The judge ruled that the CCSC hearing had been thoroughly compromised by what Freedman had done before the hearings had occurred.

Had the CCSC cleared the defendants they would have been in the position of defending racism and hate.

So the students were reinstated in the College, which had the option of going to another CCSC hearing. It declined.

The suit had cost the students, really their families, $300,000; and presumably the costs to the College had been comparable, its attorney a capable lawyer from Manchester.

Freedman had an arrow left in his quiver. At a meeting of the College faculty he declared that the cost of the suit would affect their annual raises.

I was the target of some unfriendly glances. Of course Freedman’s statement was a lie. Such a sum as $300,000 is trivial in the faculty salary budget.

vi

In my adventures with Freedman a wonderful episode took place in the Spring of 1992.

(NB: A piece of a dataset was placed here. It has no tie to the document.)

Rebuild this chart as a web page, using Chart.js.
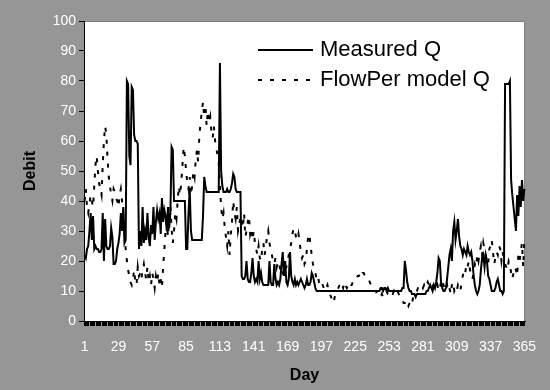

The College was about to undertake a major capital fund drive. Someone in Parkhurst had a bright idea. To attract attention to the excellence of Dartmouth as a teaching institution, medals would be awarded for distinguished teaching at Lincoln Center in New York before a black-tie audience of important donors. Just who would receive those awards was determined by consulting recent graduates.

I wish I had been in Parkhurst when the results came in. Freedman had to give me one of the medals, which turned out to be very large objects indeed.

Only Freedman himself did not hand me the medal. Or hang it around my neck. I’m sure the plan had been to award the medals on the stage before that important audience in the largest auditorium at Lincoln Center.

Instead, an administrator handed the medals to us as we straggled in through the front door of the building. The other recipients must have been surprised by this. Only I knew the reason.

In 2007 Freedman’s memoir Finding the Words was published posthumously. On page 3 Freedman said that The Dartmouth Review is anti-Semitic.

Although the Review has never been anti-Semitic, a wit once remarked that Freedman would have been enough to turn Jesus himself anti-Semitic.